• [GIVEN MATERIAL]:

□ □ □ □ □ □ □

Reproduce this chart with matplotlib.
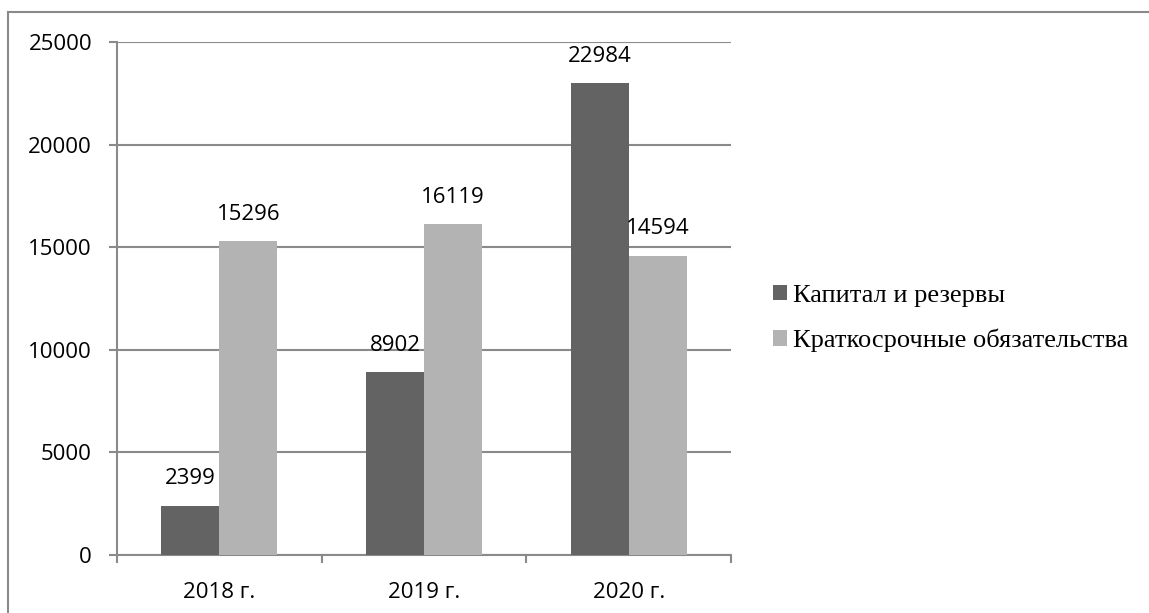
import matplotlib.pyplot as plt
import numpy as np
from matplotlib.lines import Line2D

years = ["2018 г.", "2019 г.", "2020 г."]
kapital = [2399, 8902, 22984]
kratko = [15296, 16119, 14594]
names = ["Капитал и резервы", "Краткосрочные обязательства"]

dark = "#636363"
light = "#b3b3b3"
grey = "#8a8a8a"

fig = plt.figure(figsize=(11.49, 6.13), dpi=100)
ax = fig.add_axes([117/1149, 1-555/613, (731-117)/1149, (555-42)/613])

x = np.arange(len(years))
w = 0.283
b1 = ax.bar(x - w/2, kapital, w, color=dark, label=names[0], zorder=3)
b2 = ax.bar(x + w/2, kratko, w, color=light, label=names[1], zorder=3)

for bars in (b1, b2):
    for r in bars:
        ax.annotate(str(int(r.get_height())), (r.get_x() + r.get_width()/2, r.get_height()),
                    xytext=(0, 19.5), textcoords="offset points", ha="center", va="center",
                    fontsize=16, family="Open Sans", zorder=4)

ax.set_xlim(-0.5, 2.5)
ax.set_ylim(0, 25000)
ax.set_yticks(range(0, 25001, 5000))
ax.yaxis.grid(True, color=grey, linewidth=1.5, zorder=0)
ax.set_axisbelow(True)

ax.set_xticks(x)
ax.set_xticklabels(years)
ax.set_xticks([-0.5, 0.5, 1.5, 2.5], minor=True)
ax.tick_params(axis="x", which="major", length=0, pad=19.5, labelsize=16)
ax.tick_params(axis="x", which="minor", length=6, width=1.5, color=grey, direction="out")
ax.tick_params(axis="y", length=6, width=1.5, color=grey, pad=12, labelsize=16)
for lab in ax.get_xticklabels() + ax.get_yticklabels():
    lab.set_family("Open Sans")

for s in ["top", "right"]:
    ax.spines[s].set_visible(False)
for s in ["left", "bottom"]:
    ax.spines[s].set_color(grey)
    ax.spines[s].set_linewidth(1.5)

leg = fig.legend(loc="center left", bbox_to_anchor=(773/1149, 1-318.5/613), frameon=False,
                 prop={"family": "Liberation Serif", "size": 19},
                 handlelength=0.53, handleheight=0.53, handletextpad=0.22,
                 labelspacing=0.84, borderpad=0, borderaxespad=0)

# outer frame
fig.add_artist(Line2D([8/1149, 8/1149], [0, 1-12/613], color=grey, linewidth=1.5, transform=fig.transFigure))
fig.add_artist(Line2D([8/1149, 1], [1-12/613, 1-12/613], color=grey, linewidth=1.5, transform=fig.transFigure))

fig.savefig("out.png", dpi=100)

□ □ □ □ □ □ □

• [OBJECTIVE]: Every line is to be duplicated exactly, though pictures stay out.

• [OUTPUT BELOW]:
Reproduce this chart with matplotlib.
import matplotlib.pyplot as plt
import numpy as np
from matplotlib.lines import Line2D

years = ["2018 г.", "2019 г.", "2020 г."]
kapital = [2399, 8902, 22984]
kratko = [15296, 16119, 14594]
names = ["Капитал и резервы", "Краткосрочные обязательства"]

dark = "#636363"
light = "#b3b3b3"
grey = "#8a8a8a"

fig = plt.figure(figsize=(11.49, 6.13), dpi=100)
ax = fig.add_axes([117/1149, 1-555/613, (731-117)/1149, (555-42)/613])

x = np.arange(len(years))
w = 0.283
b1 = ax.bar(x - w/2, kapital, w, color=dark, label=names[0], zorder=3)
b2 = ax.bar(x + w/2, kratko, w, color=light, label=names[1], zorder=3)

for bars in (b1, b2):
    for r in bars:
        ax.annotate(str(int(r.get_height())), (r.get_x() + r.get_width()/2, r.get_height()),
                    xytext=(0, 19.5), textcoords="offset points", ha="center", va="center",
                    fontsize=16, family="Open Sans", zorder=4)

ax.set_xlim(-0.5, 2.5)
ax.set_ylim(0, 25000)
ax.set_yticks(range(0, 25001, 5000))
ax.yaxis.grid(True, color=grey, linewidth=1.5, zorder=0)
ax.set_axisbelow(True)

ax.set_xticks(x)
ax.set_xticklabels(years)
ax.set_xticks([-0.5, 0.5, 1.5, 2.5], minor=True)
ax.tick_params(axis="x", which="major", length=0, pad=19.5, labelsize=16)
ax.tick_params(axis="x", which="minor", length=6, width=1.5, color=grey, direction="out")
ax.tick_params(axis="y", length=6, width=1.5, color=grey, pad=12, labelsize=16)
for lab in ax.get_xticklabels() + ax.get_yticklabels():
    lab.set_family("Open Sans")

for s in ["top", "right"]:
    ax.spines[s].set_visible(False)
for s in ["left", "bottom"]:
    ax.spines[s].set_color(grey)
    ax.spines[s].set_linewidth(1.5)

leg = fig.legend(loc="center left", bbox_to_anchor=(773/1149, 1-318.5/613), frameon=False,
                 prop={"family": "Liberation Serif", "size": 19},
                 handlelength=0.53, handleheight=0.53, handletextpad=0.22,
                 labelspacing=0.84, borderpad=0, borderaxespad=0)

# outer frame
fig.add_artist(Line2D([8/1149, 8/1149], [0, 1-12/613], color=grey, linewidth=1.5, transform=fig.transFigure))
fig.add_artist(Line2D([8/1149, 1], [1-12/613, 1-12/613], color=grey, linewidth=1.5, transform=fig.transFigure))

fig.savefig("out.png", dpi=100)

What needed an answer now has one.